In this situation Goldman and Paulson did very well, while the buyers of Abacus (the hosts) got blasted.
Finally in a parasitoidal relationship - the parasite draws so much in the form of resources that it ends up either sterilizing or ultimately KILLING the host.
Again - take your pick, but for me the biggest (but as of yet 'unproven') example would be the plethora of debt instruments that have been made available to consumers. Each of these debt instruments draws a charge in the form of interest - that depletes the financial health of the host.
Sub prime mortgages, credit cards, lines of credit, 9 year car loans, car equity loans, Home equity loans, etc etc etc..
Again - if you read my larger macro piece, you know that I believe we hit 'peak debt' in 2007 and are now mired in a balance sheet recession of biblical proportions.
But, what I think the financial industry hasn't figured out is that all of these debts, all of the resources that they've drawn from their host (the consumer) has ended up KILLING them, or pushed them past the point of no return as we were motivated by profits and bonuses rather than fulfilling our fiduciary duties to provide SUITABLE financial advice to our clients.
This is why economists are always so flummoxed why the economy isn't bouncing back after 6 years of zero rates and unprecedented intervention and stimulus.
At best the host is now on life support in the ICU and is in a coma, and that's hardly a good thing.
Unfortunately for us, the financial parasite will never learn their lesson as they have sociopathic tendencies (as discussed here: http://www.gubbmintcheese.blogspot.ca/2014/05/the-farmer-and-viper.html) and as such will never change or ease off in their thirst for more resources.
NB: Another great discussion of the status-quo parasitic/parasitoidal relationship between finance and the rest of the world can be found in Jesse Eisinger's outstanding piece here: http://mobile.nytimes.com/2015/03/05/business/dealbook/despite-changes-an-overhaul-of-wall-street-falls-short.html?referrer&_r=0
THIS is why I think the economy continues to struggle.

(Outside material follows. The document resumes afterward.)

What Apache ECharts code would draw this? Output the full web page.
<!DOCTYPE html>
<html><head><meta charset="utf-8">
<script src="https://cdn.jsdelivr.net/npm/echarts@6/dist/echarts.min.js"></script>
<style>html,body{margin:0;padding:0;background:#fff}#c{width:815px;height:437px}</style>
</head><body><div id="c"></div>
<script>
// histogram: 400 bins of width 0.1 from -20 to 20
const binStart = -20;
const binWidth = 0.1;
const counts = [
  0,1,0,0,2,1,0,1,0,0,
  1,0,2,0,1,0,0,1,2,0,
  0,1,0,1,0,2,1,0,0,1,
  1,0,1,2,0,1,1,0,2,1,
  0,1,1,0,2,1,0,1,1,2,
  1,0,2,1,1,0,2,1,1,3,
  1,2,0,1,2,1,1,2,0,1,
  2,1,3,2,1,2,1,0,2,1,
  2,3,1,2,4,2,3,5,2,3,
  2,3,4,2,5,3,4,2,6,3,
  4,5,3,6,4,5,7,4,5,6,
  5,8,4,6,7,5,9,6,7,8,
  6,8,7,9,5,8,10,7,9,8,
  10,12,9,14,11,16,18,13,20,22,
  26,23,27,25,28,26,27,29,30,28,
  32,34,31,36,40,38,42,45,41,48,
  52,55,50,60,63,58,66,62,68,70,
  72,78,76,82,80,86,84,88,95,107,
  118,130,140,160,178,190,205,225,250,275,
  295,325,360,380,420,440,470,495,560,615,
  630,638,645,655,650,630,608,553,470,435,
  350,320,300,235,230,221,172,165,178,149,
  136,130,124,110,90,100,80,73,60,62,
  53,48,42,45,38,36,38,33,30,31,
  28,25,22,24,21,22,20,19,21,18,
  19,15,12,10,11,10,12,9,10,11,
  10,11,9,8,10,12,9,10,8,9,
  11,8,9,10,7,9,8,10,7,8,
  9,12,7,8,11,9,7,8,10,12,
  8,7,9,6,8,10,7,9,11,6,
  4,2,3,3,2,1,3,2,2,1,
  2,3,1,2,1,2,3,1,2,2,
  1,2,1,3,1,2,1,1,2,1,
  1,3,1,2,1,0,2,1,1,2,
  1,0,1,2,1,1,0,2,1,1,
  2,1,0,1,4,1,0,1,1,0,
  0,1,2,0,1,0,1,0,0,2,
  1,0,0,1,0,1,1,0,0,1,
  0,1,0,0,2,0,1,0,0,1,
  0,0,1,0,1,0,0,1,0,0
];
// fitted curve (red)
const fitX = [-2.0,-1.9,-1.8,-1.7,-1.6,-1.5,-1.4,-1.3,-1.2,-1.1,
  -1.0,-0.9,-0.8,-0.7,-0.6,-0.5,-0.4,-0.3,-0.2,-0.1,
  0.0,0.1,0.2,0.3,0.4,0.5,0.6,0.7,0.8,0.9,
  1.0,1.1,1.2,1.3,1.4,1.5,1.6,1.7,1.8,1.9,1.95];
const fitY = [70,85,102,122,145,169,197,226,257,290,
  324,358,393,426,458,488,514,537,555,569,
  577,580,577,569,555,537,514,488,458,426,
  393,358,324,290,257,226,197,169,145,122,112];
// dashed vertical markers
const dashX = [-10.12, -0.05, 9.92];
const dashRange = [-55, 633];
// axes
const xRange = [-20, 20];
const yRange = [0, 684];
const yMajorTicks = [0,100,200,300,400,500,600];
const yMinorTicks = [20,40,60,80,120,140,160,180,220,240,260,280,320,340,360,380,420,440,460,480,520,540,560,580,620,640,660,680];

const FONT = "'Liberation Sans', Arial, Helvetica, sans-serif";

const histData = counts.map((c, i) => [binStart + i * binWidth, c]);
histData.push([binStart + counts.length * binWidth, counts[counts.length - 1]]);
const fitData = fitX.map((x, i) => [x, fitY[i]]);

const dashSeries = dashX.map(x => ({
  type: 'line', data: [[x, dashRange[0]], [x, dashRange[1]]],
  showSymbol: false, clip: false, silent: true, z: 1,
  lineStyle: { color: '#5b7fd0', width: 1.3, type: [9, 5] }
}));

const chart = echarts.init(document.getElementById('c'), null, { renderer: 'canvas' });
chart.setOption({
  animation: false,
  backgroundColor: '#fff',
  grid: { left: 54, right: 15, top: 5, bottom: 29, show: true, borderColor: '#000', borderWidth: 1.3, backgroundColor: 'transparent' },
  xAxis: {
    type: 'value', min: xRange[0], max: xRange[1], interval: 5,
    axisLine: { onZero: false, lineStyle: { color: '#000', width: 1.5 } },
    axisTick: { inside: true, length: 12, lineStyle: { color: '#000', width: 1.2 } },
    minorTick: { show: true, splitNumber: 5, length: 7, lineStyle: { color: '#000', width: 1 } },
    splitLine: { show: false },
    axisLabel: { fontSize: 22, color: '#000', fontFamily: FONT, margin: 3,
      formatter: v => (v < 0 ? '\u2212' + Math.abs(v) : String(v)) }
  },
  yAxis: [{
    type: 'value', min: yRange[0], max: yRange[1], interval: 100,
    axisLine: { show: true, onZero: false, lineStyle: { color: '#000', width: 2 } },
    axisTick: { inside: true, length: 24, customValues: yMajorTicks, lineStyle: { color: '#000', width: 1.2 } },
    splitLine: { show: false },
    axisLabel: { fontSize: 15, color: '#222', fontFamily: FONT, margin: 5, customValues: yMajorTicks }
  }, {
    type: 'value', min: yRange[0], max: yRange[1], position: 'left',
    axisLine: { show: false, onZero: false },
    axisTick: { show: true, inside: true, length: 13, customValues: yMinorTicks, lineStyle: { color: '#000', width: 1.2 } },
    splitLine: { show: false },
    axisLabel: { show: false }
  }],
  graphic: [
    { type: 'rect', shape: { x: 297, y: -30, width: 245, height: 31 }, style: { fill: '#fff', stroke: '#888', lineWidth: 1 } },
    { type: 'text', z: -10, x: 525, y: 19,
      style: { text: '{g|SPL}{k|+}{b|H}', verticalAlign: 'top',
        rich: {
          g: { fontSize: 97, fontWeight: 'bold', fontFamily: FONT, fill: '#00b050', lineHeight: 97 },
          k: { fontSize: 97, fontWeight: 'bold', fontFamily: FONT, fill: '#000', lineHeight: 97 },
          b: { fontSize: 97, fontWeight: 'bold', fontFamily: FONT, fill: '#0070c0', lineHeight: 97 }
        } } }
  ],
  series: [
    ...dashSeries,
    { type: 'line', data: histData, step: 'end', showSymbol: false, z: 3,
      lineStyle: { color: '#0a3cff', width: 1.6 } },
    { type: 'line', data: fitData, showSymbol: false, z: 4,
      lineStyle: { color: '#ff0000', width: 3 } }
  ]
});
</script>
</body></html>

Now I know these points may sound a bit far off given my rambling, choppy writing style - but please, don't kill the messenger. For those who prefer glossy, professional, researched views look at what the BIS just wrote:
Call me crazy but I think this just confirmed by parasitic tie in.. (See what I mean? I can see it and write about it, but will leave it to other people to do a more thorough and eloquent job or researching and writing about it. )
So what to make of all this information?
Well first and foremost, I would take EVERYTHING that Wall Street says with a large grain of salt. Don't get me wrong, there are some very honest and amazing people who work in this industry.. not everyone is a bad guy or girl.

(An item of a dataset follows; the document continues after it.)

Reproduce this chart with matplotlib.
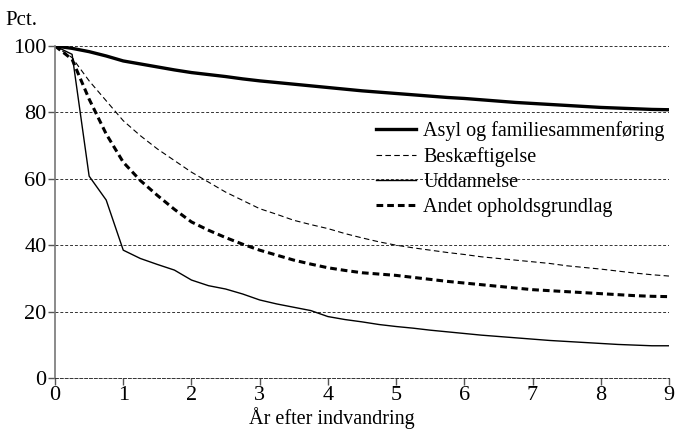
import numpy as np
import matplotlib
matplotlib.use('Agg')
import matplotlib.pyplot as plt

plt.rcParams['font.family'] = ['Liberation Serif', 'DejaVu Serif']

# quarterly observations, years since immigration
years = np.arange(0, 9.01, 0.25)

asyl = [100, 99.3, 98.3, 97.0, 95.5, 94.6, 93.7, 92.8, 92.0, 91.4, 90.8, 90.1,
        89.5, 89.0, 88.5, 88.0, 87.5, 87.0, 86.5, 86.1, 85.7, 85.3, 84.9, 84.5,
        84.2, 83.8, 83.4, 83.0, 82.7, 82.4, 82.1, 81.8, 81.5, 81.3, 81.1, 80.9, 80.8]

beskaeftigelse = [100, 96.5, 89.5, 83.5, 77.5, 73.0, 69.0, 65.5, 62.0, 59.0, 56.0, 53.5,
                  51.0, 49.3, 47.5, 46.2, 45.0, 43.5, 42.2, 41.0, 40.0, 39.2, 38.5, 37.8,
                  37.2, 36.5, 36.0, 35.5, 35.0, 34.5, 33.8, 33.3, 32.8, 32.2, 31.6, 31.1, 30.7]

uddannelse = [100, 97.5, 60.8, 53.6, 38.5, 36.0, 34.2, 32.5, 29.5, 27.8, 26.8, 25.3,
              23.5, 22.3, 21.3, 20.3, 18.5, 17.6, 16.9, 16.1, 15.5, 15.0, 14.4, 13.9,
              13.4, 12.9, 12.5, 12.1, 11.7, 11.3, 11.0, 10.7, 10.4, 10.1, 9.9, 9.7, 9.7]

andet = [100, 96.0, 84.0, 73.5, 65.0, 59.5, 55.0, 50.8, 47.0, 44.5, 42.3, 40.3,
         38.5, 37.0, 35.5, 34.3, 33.2, 32.4, 31.7, 31.3, 30.9, 30.3, 29.7, 29.1,
         28.6, 28.1, 27.6, 27.1, 26.6, 26.3, 26.0, 25.7, 25.4, 25.1, 24.8, 24.6, 24.5]

labels = ['Asyl og familiesammenføring', 'Beskæftigelse', 'Uddannelse',
          'Andet opholdsgrundlag']

fig = plt.figure(figsize=(6.76, 4.30), dpi=100)
ax = fig.add_axes([0.0814, 0.121, 0.9082, 0.772])

ax.plot(years, asyl, color='black', lw=2.4, label=labels[0])
ax.plot(years, beskaeftigelse, color='black', lw=0.8, linestyle=(0, (5, 3)), label=labels[1])
ax.plot(years, uddannelse, color='black', lw=1.0, label=labels[2])
ax.plot(years, andet, color='black', lw=2.2, linestyle=(0, (2.2, 1.3)), label=labels[3])

ax.set_xlim(0, 9)
ax.set_ylim(0, 100)
ax.set_xticks(range(0, 10))
ax.set_yticks(range(0, 101, 20))
ax.yaxis.grid(True, color='#333333', linestyle=(0, (3, 2)), lw=0.7)
ax.set_axisbelow(True)

for s in ['top', 'right']:
    ax.spines[s].set_visible(False)
ax.spines['left'].set_color('#777777')
ax.spines['left'].set_linewidth(1.2)
ax.spines['bottom'].set_color('#333333')
ax.spines['bottom'].set_linestyle((0, (3, 2)))
ax.spines['bottom'].set_linewidth(0.7)

ax.tick_params(axis='both', labelsize=16, length=5, width=1, color='#555555', pad=1)

ax.set_xlabel('År efter indvandring', fontsize=14.5)
ax.xaxis.set_label_coords(0.451, -0.088)
fig.text(0.008, 0.93, 'Pct.', fontsize=15, ha='left', va='bottom')

leg = ax.legend(loc='upper left', bbox_to_anchor=(0.523, 0.775), frameon=False,
                fontsize=14.5, handlelength=2.0, handletextpad=0.35,
                labelspacing=0.3, borderaxespad=0, borderpad=0)

fig.savefig('out.png', dpi=100)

Unfortunately though, the incentives are hugely misaligned.. which means the little people who still believe in the fiduciary relationship with their investment people, are probably getting taken advantage of.

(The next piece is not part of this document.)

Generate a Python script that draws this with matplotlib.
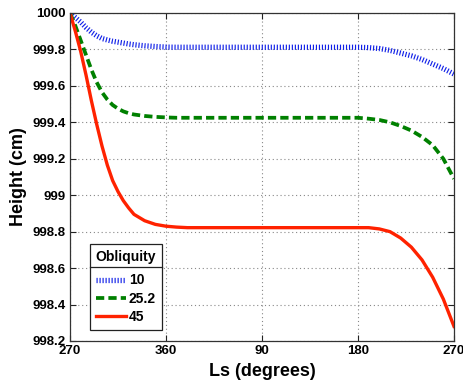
import matplotlib
matplotlib.use("Agg")
import matplotlib.pyplot as plt
from matplotlib.lines import Line2D
from matplotlib.transforms import IdentityTransform

plt.rcParams['font.family'] = ['Liberation Sans', 'DejaVu Sans']
plt.rcParams['font.weight'] = 'bold'

# Position along the Mars year in degrees after Ls 270
ls_offset = [0, 5, 10, 15, 20, 25, 30, 35, 40, 45, 50, 55, 60, 70, 80, 90,
             100, 110, 120, 130, 140, 150, 160, 170, 180, 190, 200, 210,
             220, 230, 240, 250, 260, 270, 280, 290, 300, 310, 320, 330,
             340, 350, 360]

height_10 = [1000, 999.975, 999.95, 999.92, 999.895, 999.875, 999.86, 999.852,
             999.845, 999.84, 999.835, 999.83, 999.826, 999.82, 999.816, 999.813,
             999.812, 999.812, 999.812, 999.812, 999.812, 999.812, 999.812, 999.812,
             999.812, 999.812, 999.812, 999.812, 999.812, 999.812, 999.812, 999.812,
             999.812, 999.812, 999.81, 999.805, 999.795, 999.78, 999.765, 999.745,
             999.72, 999.695, 999.665]

height_25 = [1000, 999.93, 999.85, 999.77, 999.69, 999.62, 999.565, 999.525,
             999.495, 999.475, 999.46, 999.45, 999.443, 999.435, 999.43, 999.427,
             999.425, 999.425, 999.425, 999.425, 999.425, 999.425, 999.425, 999.425,
             999.425, 999.425, 999.425, 999.425, 999.425, 999.425, 999.425, 999.425,
             999.425, 999.425, 999.42, 999.413, 999.40, 999.38, 999.355, 999.32,
             999.275, 999.20, 999.09]

height_45 = [1000, 999.90, 999.79, 999.66, 999.52, 999.39, 999.27, 999.165,
             999.08, 999.02, 998.97, 998.93, 998.895, 998.86, 998.84, 998.83,
             998.825, 998.822, 998.822, 998.822, 998.822, 998.822, 998.822, 998.822,
             998.822, 998.822, 998.822, 998.822, 998.822, 998.822, 998.822, 998.822,
             998.822, 998.822, 998.822, 998.815, 998.80, 998.765, 998.715, 998.645,
             998.55, 998.43, 998.28]

x_tick_pos = [0, 90, 180, 270, 360]
x_tick_labels = ['270', '360', '90', '180', '270']
y_ticks = [998.2, 998.4, 998.6, 998.8, 999.0, 999.2, 999.4, 999.6, 999.8, 1000.0]
y_tick_labels = ['998.2', '998.4', '998.6', '998.8', '999', '999.2', '999.4',
                 '999.6', '999.8', '1000']
legend_labels = ['10', '25.2', '45']

W, H = 464, 381
fig = plt.figure(figsize=(W / 100, H / 100), dpi=100)
ax = fig.add_axes([70 / W, 40 / H, 384 / W, 328 / H])

l1, = ax.plot(ls_offset, height_10, color='#1020e8', lw=3.8,
              ls=(0, (0.22, 0.35)), dash_capstyle='butt')
l2, = ax.plot(ls_offset, height_25, color='#008000', lw=2.7,
              ls=(0, (2.2, 1.1)), dash_capstyle='butt')
l3, = ax.plot(ls_offset, height_45, color='#ff2200', lw=2.4)

ax.set_xlim(0, 360)
ax.set_ylim(998.2, 1000)
ax.set_xticks(x_tick_pos)
ax.set_xticklabels(x_tick_labels)
ax.set_yticks(y_ticks)
ax.set_yticklabels(y_tick_labels)
ax.tick_params(direction='in', length=4, width=0.8, top=True, right=True,
               labelsize=9.5, colors='#222222', labelcolor='black', pad=3)
for lab in ax.get_xticklabels() + ax.get_yticklabels():
    lab.set_fontweight('bold')
ax.grid(True, color='#888888', ls=(0, (1, 2.5)), lw=0.8)
for s in ax.spines.values():
    s.set_color('#333333')
    s.set_linewidth(0.9)

ax.set_xlabel('Ls (degrees)', fontsize=13, fontweight='bold', labelpad=4)
ax.set_ylabel('Height (cm)', fontsize=13, fontweight='bold', labelpad=4)

leg = ax.legend([l1, l2, l3], legend_labels, title='Obliquity',
                loc='lower left', bbox_to_anchor=(0.052, 0.034), borderaxespad=0,
                fontsize=10, title_fontproperties={'weight': 'bold', 'size': 10},
                fancybox=False, framealpha=1, edgecolor='#222222',
                handlelength=2.2, handletextpad=0.2, labelspacing=0.32,
                borderpad=0.4)
leg._legend_box.sep = 7
leg.get_frame().set_linewidth(0.9)
for t in leg.get_texts():
    t.set_fontweight('bold')

fig.canvas.draw()
fb = leg.get_frame().get_window_extent()
tb = leg.get_title().get_window_extent()
y_sep = tb.y0 - 3
fig.add_artist(Line2D([fb.x0, fb.x1], [y_sep, y_sep], transform=IdentityTransform(),
                      color='#222222', lw=0.9))

fig.savefig('out.png', dpi=100)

As Stephen King said, "Trust of the innocent is the Liar's most useful tool".
Keep that in mind when you are told that 'stocks are cheap' by people on the Street - even as the Shiller CAPE sits just below 28, a level only surpassed in 1929 and 2000...
Plainly put - we desperately need another Ferdinand Pecora, and we need him asap.
Great read here: http://en.wikipedia.org/wiki/Pecora_Commission
Unfortunately it appears as though government and regulators are still far too cozy with the financial industry to make any changes - which suggest we are (as of now) simply doomed to repeat yet another crisis.
I hope we can get this sorted out before another break comes, but it's certainly not looking great at this point.